Data virtualization on IBM Cloud Pak for Data

NOTE: The content in this learning path applies to IBM Cloud Pak for Data 4.0 and no subsequent releases.

For decades, companies have tried to break down silos by copying data from different operational systems into central data stores for analysis, such as data marts, data warehouses, and data lakes. This is often costly and prone to error. Most struggle to manage an average of 33 unique data sources, which are diverse in structure and type, and are often trapped in data silos that are hard to find and access.

With data virtualization, you can query data across many systems without having to copy and replicate data, which helps reduce costs. It also can simplify your analytics and make them more up to date and accurate because you’re querying the latest data at its source.

In this tutorial, we're going to learn how to use data virtualization on IBM Cloud Pak for Data to make queries across multiple data sources. In this example, we'll use Netezza Performance Server or Db2 Warehouse, but you can choose from many that have built-in connectors for IBM Data Virtualization, or any database with a JDBC connector.

Learning objectives

In this tutorial, you will learn how to:

Add datasets to IBM Cloud Pak for Data.
Add a data source for data virtualization.
Virtualize the data and create a joined view.
Assign virtualized data to a project.
Add roles to users and perform admin tasks.

Prerequisites

IBM Cloud Pak for Data
IBM Cloud Account
One or more data sources

Estimated time

This tutorial will take approximately 30-45 minutes to complete.

Step 1. Get the data

Download the three data files:

Step 2. About the dataset

We will be using a credit risk/lending scenario. In this scenario, lenders respond to an increased pressure to expand lending to larger and more diverse audiences by using different approaches to risk modeling. This means going beyond traditional credit data sources to alternative credit sources (i.e. mobile phone plan payment histories, education, etc.), which may introduce risk of bias or other unexpected correlations.
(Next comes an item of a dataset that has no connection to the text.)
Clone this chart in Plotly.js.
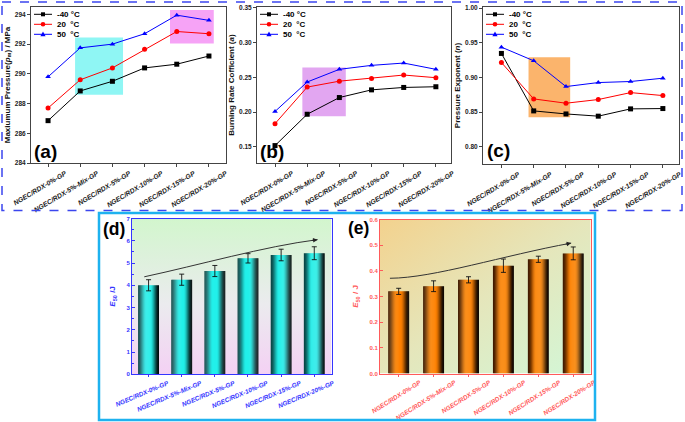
<!DOCTYPE html>
<html><head><meta charset="utf-8">
<script src="https://cdn.plot.ly/plotly-3.0.1.min.js"></script>
<style>html,body{margin:0;padding:0;background:#fff}#c{width:685px;height:422px}</style>
</head><body><div id="c"></div>
<script>
// ---------------- DATA ----------------
const categories = ['NGEC/RDX-0%-GP','NGEC/RDX-5%-Mix-GP','NGEC/RDX-5%-GP','NGEC/RDX-10%-GP','NGEC/RDX-15%-GP','NGEC/RDX-20%-GP'];
const seriesNames = ['-40 °C','20\u00a0 °C','50\u00a0 °C'];
// (a) Maximum pressure / MPa
const pm_m40 = [286.85, 288.85, 289.5, 290.4, 290.65, 291.2];
const pm_20  = [287.7, 289.6, 290.4, 291.65, 292.85, 292.7];
const pm_50  = [289.8, 291.75, 292.0, 292.7, 293.95, 293.6];
// (b) Burning rate coefficient a
const a_m40 = [0.152, 0.197, 0.221, 0.232, 0.2355, 0.2365];
const a_20  = [0.1835, 0.236, 0.2445, 0.2485, 0.2533, 0.2495];
const a_50  = [0.201, 0.2433, 0.2615, 0.2672, 0.2705, 0.2615];
// (c) Pressure exponent n
const n_m40 = [0.9345, 0.8516, 0.8472, 0.8440, 0.8545, 0.855];
const n_20  = [0.9214, 0.8689, 0.8627, 0.868, 0.878, 0.8737];
const n_50  = [0.9436, 0.9239, 0.8867, 0.8925, 0.894, 0.8988];
// (d) Impact E50 / J
const e50Impact    = [4.0, 4.25, 4.64, 5.21, 5.36, 5.44];
const e50ImpactErr = [0.25, 0.25, 0.25, 0.21, 0.26, 0.29];
// (e) Friction E50 / J
const e50Friction    = [0.32, 0.34, 0.365, 0.42, 0.445, 0.468];
const e50FrictionErr = [0.012, 0.021, 0.012, 0.026, 0.012, 0.025];

// ---------------- HELPERS ----------------
const W = 685, H = 422;
const X = p => p / W, Y = p => 1 - p / H;
const idx = categories.map((_, i) => i);
const FONT = 'Liberation Sans, Arial, sans-serif';

const lineColors = ['#000000', '#ff0000', '#0000ff'];
const symbols = ['square', 'circle', 'triangle-up'];

const traces = [];
function lineSet(vals, xa, ya) {
  vals.forEach((v, k) => traces.push({
    type: 'scatter', mode: 'lines+markers', x: idx, y: v, xaxis: xa, yaxis: ya,
    line: {color: lineColors[k], width: 1},
    marker: {symbol: symbols[k], size: 5, color: lineColors[k]},
    showlegend: false, hoverinfo: 'skip'
  }));
}
lineSet([pm_m40, pm_20, pm_50], 'x', 'y');
lineSet([a_m40, a_20, a_50], 'x2', 'y2');
lineSet([n_m40, n_20, n_50], 'x3', 'y3');

function hex(c){return [parseInt(c.slice(1,3),16),parseInt(c.slice(3,5),16),parseInt(c.slice(5,7),16)];}
function mix(a,b,t){const A=hex(a),B=hex(b);return 'rgb('+A.map((v,i)=>Math.round(v+(B[i]-v)*t)).join(',')+')';}
function sm(t){t=Math.max(0,Math.min(1,t));return t*t*(3-2*t);}
function shadedBars(vals, err, xa, ya, w, edgeL, edgeR, bright) {
  const N = 20;
  for (let i = 0; i < N; i++) {
    const t = (i + 0.5) / N;
    let col;
    if (t < 0.4) col = mix(edgeL, bright, sm(t / 0.4));
    else if (t < 0.58) col = bright;
    else col = mix(bright, edgeR, sm((t - 0.58) / 0.42));
    const off = -w / 2 + i * w / N;
    const wid = i === N - 1 ? w / N : w / N * 1.25;
    traces.push({type: 'bar', x: idx, y: vals, xaxis: xa, yaxis: ya, width: wid, offset: off,
      marker: {color: col, line: {width: 0}}, showlegend: false, hoverinfo: 'skip'});
  }
  traces.push({type: 'scatter', mode: 'markers', x: idx, y: vals, xaxis: xa, yaxis: ya,
    marker: {size: 1, color: 'rgba(0,0,0,0)'},
    error_y: {type: 'data', array: err, color: '#111', thickness: 0.9, width: 2.5},
    showlegend: false, hoverinfo: 'skip'});
}
shadedBars(e50Impact, e50ImpactErr, 'x4', 'y4', 0.63, '#0a4444', '#000a0a', '#22f0ea');
shadedBars(e50Friction, e50FrictionErr, 'x5', 'y5', 0.6, '#401a00', '#0a0400', '#ff8000');

// ---------------- AXES ----------------
const tickFontTop = {family: FONT, size: 6.8, color: '#1a1a1a', weight: 'bold', style: 'italic'};
function xTop(dom, rng) {
  return {domain: [X(dom[0]), X(dom[1])], range: rng, tickvals: idx, ticktext: categories,
    tickangle: -31, ticklabelshift: 17, tickfont: tickFontTop, ticks: 'outside', ticklen: 3, tickcolor: '#444',
    showline: true, linecolor: '#444', linewidth: 1, mirror: true, showgrid: false, zeroline: false,
    automargin: false, fixedrange: true};
}
function yTop(dom, rng, dtick, fmt, title, anchor) {
  return {domain: [Y(dom[1]), Y(dom[0])], range: rng, dtick: dtick, tick0: 0, tickformat: fmt,
    tickfont: {family: FONT, size: 6.5, color: '#222', weight: 'bold'},
    ticks: 'outside', ticklen: 3, tickcolor: '#444', showline: true, linecolor: '#444', linewidth: 1,
    mirror: true, showgrid: false, zeroline: false, automargin: false, anchor: anchor,
    title: {text: title, font: {family: FONT, size: 8, color: '#111', weight: 'bold'}, standoff: 3},
    fixedrange: true};
}
function xBot(dom, rng, color, ang, shift) {
  return {domain: [X(dom[0]), X(dom[1])], range: rng, tickvals: idx, ticktext: categories,
    tickangle: ang, ticklabelshift: shift, tickfont: {family: FONT, size: 6.4, color: color, weight: 'bold', style: 'italic'},
    ticks: 'outside', ticklen: 2, tickcolor: color, showline: true, linecolor: color, linewidth: 1,
    mirror: true, showgrid: false, zeroline: false, automargin: false, fixedrange: true};
}
function yBot(dom, rng, dtick, fmt, title, color, anchor, minor) {
  const o = {domain: [Y(dom[1]), Y(dom[0])], range: rng, dtick: dtick, tick0: 0, tickformat: fmt,
    tickfont: {family: FONT, size: 6, color: color, weight: 'bold'},
    ticks: 'inside', ticklen: 3, tickcolor: color, showline: true, linecolor: color, linewidth: 1,
    mirror: true, showgrid: false, zeroline: false, automargin: false, anchor: anchor,
    title: {text: title, font: {family: FONT, size: 8, color: color, weight: 'bold'}, standoff: 9},
    fixedrange: true};
  if (minor) o.minor = {dtick: dtick / 2, ticks: 'inside', ticklen: 1.5, tickcolor: color};
  return o;
}

const dA = {x: [31, 226], y: [7, 163]};
const dB = {x: [257, 451], y: [7, 163]};
const dC = {x: [483, 679], y: [7, 164]};
const dD = {x: [132, 331.5], y: [218.5, 374.3]};
const dE = {x: [380, 590.7], y: [219.5, 373.5]};

const layout = {
  width: W, height: H, margin: {l: 0, r: 0, t: 0, b: 0},
  paper_bgcolor: '#ffffff', plot_bgcolor: 'rgba(0,0,0,0)', showlegend: false,
  barmode: 'overlay',
  xaxis: xTop(dA.x, [-0.53, 5.53]),
  yaxis: yTop(dA.y, [284, 294.5], 2, 'd', 'Maxiumum Pressure(<i>p</i><sub>m</sub>) / MPa', 'x'),
  xaxis2: Object.assign(xTop(dB.x, [-0.56, 5.47]), {anchor: 'y2'}),
  yaxis2: yTop(dB.y, [0.127, 0.351], 0.05, '.2f', 'Burning Rate Cofficient (<i>a</i>)', 'x2'),
  xaxis3: Object.assign(xTop(dC.x, [-0.57, 5.5]), {anchor: 'y3'}),
  yaxis3: yTop(dC.y, [0.775, 1.0015], 0.05, '.2f', 'Pressure Exponent (<i>n</i>)', 'x3'),
  xaxis4: Object.assign(xBot(dD.x, [-0.5, 5.52], '#3535ff', -23, 19), {anchor: 'y4'}),
  yaxis4: yBot(dD.y, [0, 7], 1, 'd', '<i>E</i><sub>50</sub> /J', '#3535ff', 'x4', true),
  xaxis5: Object.assign(xBot(dE.x, [-0.535, 5.5], '#ff5a5a', -32, 21), {anchor: 'y5'}),
  yaxis5: yBot(dE.y, [0, 0.6], 0.1, '.1f', '<i>E</i><sub>50</sub> / J', '#ff5a5a', 'x5', false),
  shapes: [], annotations: [], images: []
};

// background gradients for (d) and (e)
function svgURI(svg){return 'data:image/svg+xml;charset=utf-8,' + encodeURIComponent(svg);}
const gD = "<svg xmlns='http://www.w3.org/2000/svg' width='100' height='100' preserveAspectRatio='none'><defs><linearGradient id='g' x1='0' y1='0' x2='0' y2='1'><stop offset='0' stop-color='#d2f6cd'/><stop offset='0.55' stop-color='#ebebee'/><stop offset='1' stop-color='#f4d1f4'/></linearGradient></defs><rect width='100' height='100' fill='url(#g)'/></svg>";
const gE = "<svg xmlns='http://www.w3.org/2000/svg' width='100' height='100' preserveAspectRatio='none'><defs><linearGradient id='g' x1='0' y1='0' x2='1' y2='1'><stop offset='0' stop-color='#f3d28e'/><stop offset='0.5' stop-color='#e5e6bb'/><stop offset='1' stop-color='#d2f7d8'/></linearGradient></defs><rect width='100' height='100' fill='url(#g)'/></svg>";
[[dD, gD], [dE, gE]].forEach(([d, g]) => layout.images.push({
  source: svgURI(g), xref: 'paper', yref: 'paper', x: X(d.x[0]), y: Y(d.y[0]),
  sizex: X(d.x[1]) - X(d.x[0]), sizey: Y(d.y[0]) - Y(d.y[1]), xanchor: 'left', yanchor: 'top',
  sizing: 'stretch', layer: 'below'
}));

// highlight rectangles
const rects = [
  ['x', 'y', 0.84, 2.33, 288.6, 292.45, '#8ff6f4'],
  ['x', 'y', 3.79, 5.15, 292.05, 294.3, '#f6a3f6'],
  ['x2', 'y2', 0.85, 2.2, 0.194, 0.264, '#e2a6f1'],
  ['x3', 'y3', 0.84, 2.13, 0.8424, 0.929, '#fbb46c']
];
rects.forEach(r => layout.shapes.push({type: 'rect', xref: r[0], yref: r[1], x0: r[2], x1: r[3], y0: r[4], y1: r[5],
  fillcolor: r[6], line: {width: 0}, layer: 'below'}));

// frames around panels
layout.shapes.push({type: 'rect', xref: 'paper', yref: 'paper', x0: X(2), x1: X(682), y0: Y(2), y1: Y(210.5),
  line: {color: '#3b46ee', width: 1.5, dash: 'dash'}, fillcolor: 'rgba(0,0,0,0)'});
layout.shapes.push({type: 'rect', xref: 'paper', yref: 'paper', x0: X(99), x1: X(595), y0: Y(213), y1: Y(420),
  line: {color: '#1eb2ef', width: 2.5}, fillcolor: 'rgba(0,0,0,0)'});

// trend arrows
layout.shapes.push({type: 'path', xref: 'x4', yref: 'y4', path: 'M -0.13,4.38 C 1.5,4.9 3.5,5.75 5.1,6.05',
  line: {color: '#333', width: 1}});
layout.shapes.push({type: 'path', xref: 'x5', yref: 'y5', path: 'M -0.25,0.371 C 1.0,0.372 3.0,0.46 4.94,0.508',
  line: {color: '#333', width: 1}});
layout.annotations.push({xref: 'x4', yref: 'y4', x: 5.1, y: 6.05, ax: -7, ay: 0.9, text: '', showarrow: true,
  arrowhead: 2, arrowsize: 0.9, arrowwidth: 1, arrowcolor: '#222'});
layout.annotations.push({xref: 'x5', yref: 'y5', x: 4.94, y: 0.508, ax: -7, ay: 1.3, text: '', showarrow: true,
  arrowhead: 2, arrowsize: 0.9, arrowwidth: 1, arrowcolor: '#222'});

// custom legends
[dA, dB, dC].forEach(d => {
  const L = d.x[0];
  [14.3, 24.3, 34.3].forEach((ry, k) => {
    const c = lineColors[k];
    layout.shapes.push({type: 'line', xref: 'paper', yref: 'paper', x0: X(L + 3), x1: X(L + 21), y0: Y(ry), y1: Y(ry),
      line: {color: c, width: 1}});
    const cx = L + 12;
    if (k === 0) layout.shapes.push({type: 'rect', xref: 'paper', yref: 'paper', x0: X(cx - 2), x1: X(cx + 2),
      y0: Y(ry - 2), y1: Y(ry + 2), fillcolor: c, line: {width: 0}});
    else if (k === 1) layout.shapes.push({type: 'circle', xref: 'paper', yref: 'paper', x0: X(cx - 2.3), x1: X(cx + 2.3),
      y0: Y(ry - 2.3), y1: Y(ry + 2.3), fillcolor: c, line: {width: 0}});
    else layout.shapes.push({type: 'path', xref: 'paper', yref: 'paper', fillcolor: c, line: {width: 0},
      path: `M ${X(cx)},${Y(ry - 2.7)} L ${X(cx + 2.6)},${Y(ry + 2)} L ${X(cx - 2.6)},${Y(ry + 2)} Z`});
    layout.annotations.push({xref: 'paper', yref: 'paper', x: X(L + 23.5), y: Y(ry), xanchor: 'left', yanchor: 'middle',
      text: seriesNames[k], showarrow: false, font: {family: FONT, size: 8, color: '#000', weight: 'bold'}});
  });
});

// panel letters
[['(a)', 31.5, 151, 19], ['(b)', 257.5, 151, 19], ['(c)', 485, 150.5, 19], ['(d)', 100.5, 229, 17.5], ['(e)', 346.5, 228, 17.5]].forEach(p =>
  layout.annotations.push({xref: 'paper', yref: 'paper', x: X(p[1]), y: Y(p[2]), xanchor: 'left', yanchor: 'middle',
    text: p[0], showarrow: false, font: {family: FONT, size: p[3], color: '#000', weight: 'bold'}}));

Plotly.newPlot('c', traces, layout, {staticPlot: true, displayModeBar: false});
</script></body></html>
The credit risk model we are exploring in this workshop uses a training data set that contains 20 attributes about each loan applicant. The scenario and model use synthetic data based on the UCI German Credit data set.

Applicant Financial Data

This file has the following attributes:

CUSTOMERID (hex number, used as Primary Key)
CHECKINGSTATUS
CREDITHISTORY
EXISTINGSAVINGS
INSTALLMENTPLANS
EXISTINGCREDITSCOUNT

Applicant Loan Data

This file has the following attributes:

CUSTOMERID
LOANDURATION
LOANPURPOSE
LOANAMOUNT
INSTALLMENTPERCENT
OTHERSONLOAN
RISK

Applicant Personal Data

This file has the following attributes:

CUSTOMERID
EMPLOYMENTDURATION
SEX
CURRENTRESIDENCEDURATION
OWNSPROPERTY
AGE
HOUSING
JOB
DEPENDENTS
TELEPHONE
FOREIGNWORKER
FIRSTNAME
LASTNAME
EMAIL
STREETADDRESS
CITY
STATE
POSTALCODE

Step 3. Set up the project and provision data virtualization on IBM Cloud Pak for Data

Log in to IBM Cloud Pak for Data

Launch a browser and navigate to your IBM Cloud Pak for Data deployment.

IBM Cloud Pak for Data login

Create a new IBM Cloud Pak for Data project

In IBM Cloud Pak for Data, we use the concept of a project to collect/organize the resources used to achieve a particular goal (resources to build a solution to a problem). Your project resources can include data, collaborators, and analytic assets like notebooks and models, etc.
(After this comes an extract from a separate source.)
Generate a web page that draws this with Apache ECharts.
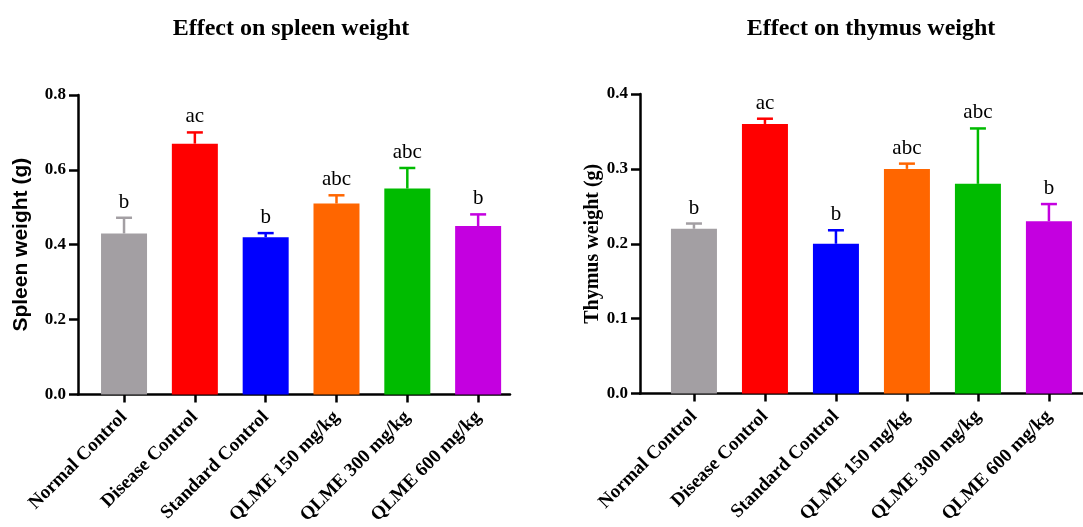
<!DOCTYPE html>
<html>
<head>
<meta charset="utf-8">
<script src="https://cdn.jsdelivr.net/npm/echarts@6/dist/echarts.min.js"></script>
<style>html,body{margin:0;padding:0;background:#fff}#c{width:1083px;height:527px}</style>
</head>
<body>
<div id="c"></div>
<script>
const categories = ['Normal Control', 'Disease Control', 'Standard Control', 'QLME 150 mg/kg', 'QLME 300 mg/kg', 'QLME 600 mg/kg'];
const spleenMean = [0.43, 0.67, 0.42, 0.51, 0.55, 0.45];
const spleenErr = [0.042, 0.030, 0.011, 0.022, 0.055, 0.031];
const thymusMean = [0.22, 0.36, 0.20, 0.30, 0.28, 0.23];
const thymusErr = [0.007, 0.007, 0.018, 0.007, 0.074, 0.023];
const letters = ['b', 'ac', 'b', 'abc', 'abc', 'b'];
const spleenTicks = [0, 0.2, 0.4, 0.6, 0.8];
const thymusTicks = [0, 0.1, 0.2, 0.3, 0.4];
const colors = ['#a39fa3', '#ff0000', '#0000ff', '#ff6600', '#00bb00', '#c400e0'];

const SERIF = '"Liberation Serif", "Times New Roman", serif';
const SANS = '"Liberation Sans", Arial, sans-serif';
const idx = categories.map((_, i) => i);

function xAxisCfg(gridIndex, min, max) {
  return {
    type: 'value', gridIndex, min, max,
    splitLine: {show: false},
    axisLine: {show: true, lineStyle: {color: '#000', width: 2.5}},
    axisTick: {show: true, length: 8, lineStyle: {color: '#000', width: 2.5}, customValues: idx},
    axisLabel: {
      customValues: idx, rotate: 45, margin: 20, color: '#000',
      fontFamily: SERIF, fontWeight: 'bold', fontSize: 19,
      formatter: v => categories[Math.round(v)]
    }
  };
}
function yAxisCfg(gridIndex, max, interval, name, nameFont, nameSize, nameGap) {
  return {
    type: 'value', gridIndex, min: 0, max, interval,
    name, nameLocation: 'middle', nameGap,
    nameTextStyle: {fontFamily: nameFont, fontWeight: 'bold', fontSize: nameSize, color: '#000'},
    splitLine: {show: false},
    axisLine: {show: true, onZero: false, lineStyle: {color: '#000', width: 2.5}},
    axisTick: {show: true, length: 9, lineStyle: {color: '#000', width: 2.5}},
    axisLabel: {color: '#000', fontFamily: SERIF, fontWeight: 'bold', fontSize: 17, margin: 12,
      formatter: v => v.toFixed(1)}
  };
}
function barSeries(k, mean) {
  return {
    type: 'bar', xAxisIndex: k, yAxisIndex: k, barWidth: 46,
    data: mean.map((v, i) => ({value: [i, v], itemStyle: {color: colors[i]}}))
  };
}
function errSeries(k, mean, err) {
  return {
    type: 'custom', xAxisIndex: k, yAxisIndex: k, clip: false, z: 3,
    data: mean.map((v, i) => [i, v, v + err[i]]),
    renderItem: function (params, api) {
      const i = params.dataIndex;
      const base = api.coord([api.value(0), api.value(1)]);
      const top = api.coord([api.value(0), api.value(2)]);
      const col = colors[i];
      return {
        type: 'group',
        children: [
          {type: 'line', shape: {x1: base[0], y1: base[1], x2: top[0], y2: top[1]}, style: {stroke: col, lineWidth: 2.5}},
          {type: 'line', shape: {x1: top[0] - 8, y1: top[1], x2: top[0] + 8, y2: top[1]}, style: {stroke: col, lineWidth: 2.5}},
          {type: 'text', style: {text: letters[i], x: top[0], y: top[1] - 5, align: 'center', verticalAlign: 'bottom',
            fontFamily: SERIF, fontSize: 21, fill: '#000'}}
        ]
      };
    }
  };
}

const chart = echarts.init(document.getElementById('c'));
chart.setOption({
  animation: false,
  backgroundColor: '#fff',
  title: [
    {text: 'Effect on spleen weight', left: 286, top: 12, textAlign: 'center',
      textStyle: {fontFamily: SERIF, fontWeight: 'bold', fontSize: 24, color: '#000'}},
    {text: 'Effect on thymus weight', left: 866, top: 12, textAlign: 'center',
      textStyle: {fontFamily: SERIF, fontWeight: 'bold', fontSize: 24, color: '#000'}}
  ],
  grid: [
    {left: 78, width: 432, top: 95, height: 300},
    {left: 640, width: 443, top: 94, height: 299.5}
  ],
  xAxis: [xAxisCfg(0, -0.65, 5.45), xAxisCfg(1, -0.76, 5.48)],
  yAxis: [
    yAxisCfg(0, spleenTicks[spleenTicks.length - 1], spleenTicks[1] - spleenTicks[0], 'Spleen weight (g)', SANS, 21, 46),
    yAxisCfg(1, thymusTicks[thymusTicks.length - 1], thymusTicks[1] - thymusTicks[0], 'Thymus weight (g)', SERIF, 20, 36)
  ],
  series: [
    barSeries(0, spleenMean), errSeries(0, spleenMean, spleenErr),
    barSeries(1, thymusMean), errSeries(1, thymusMean, thymusErr)
  ]
});
</script>
</body>
</html>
Go the (☰) navigation menu and under the Projects section, click on All Projects.
Click on the New project button on the top right.
Select the Analytics project radio button and click the Next button.
Select Create an empty project.
Provide a name and optional description for the project and click Create.
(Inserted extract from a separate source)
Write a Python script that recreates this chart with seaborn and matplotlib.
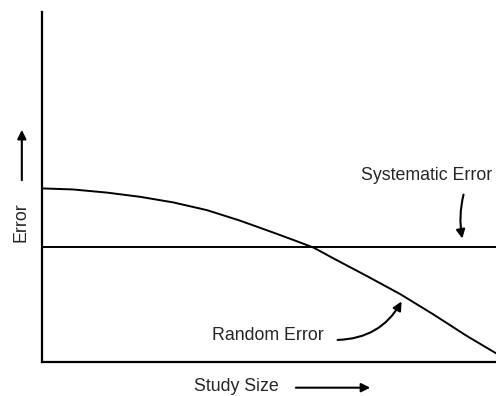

Provision data virtualization on IBM Cloud Pak for Data

From the upper-left (☰) hamburger menu, click Services > Instances option.
From the list of instances, locate the Data Virtualization service, click the action menu (three vertical dots) and select Provision instance.
In the Configure service > Start page, enable the checkbox for automatic semaphore configuration and click the Next button.
In the Configure service > Nodes page, leave the default single node and resource allocation and click the Next button.

Note: Attempting to configure a DV instance with greater than 64GB RAM has previously resulted in configuration errors.
In the Configure service > Storage page, you must choose ibmc-file-gold-gid as the storage class for both persistent and cache storage. Then click the Next button.
In the Configure service > Summary page, click the Configure button.
The configuration process may take a while to complete.

Step 4. Set up one or more databases

IBM Cloud Pak for Data can work with any database with a JDBC connector. For this tutorial, we demonstrate using IBM Db2 Warehouse on IBM Cloud, IBM Db2 local on IBM Cloud Pak for Data, and Netezza Performance Server. You can use any one or two of these, all three, or any combination of other databases.

Set up Netezza Performance Server

Use these instructions if you want to test with Netezza

Before you create connection to IBM Netezza Performance Server, you should create required tables and load the csv data into IBM Netezza Performance Server server using nzload cli.

Log in to your IBM Netezza Performance Server console and create three tables for Applicant Loan Data, Applicant Financial Data, and Applicant Personal Data.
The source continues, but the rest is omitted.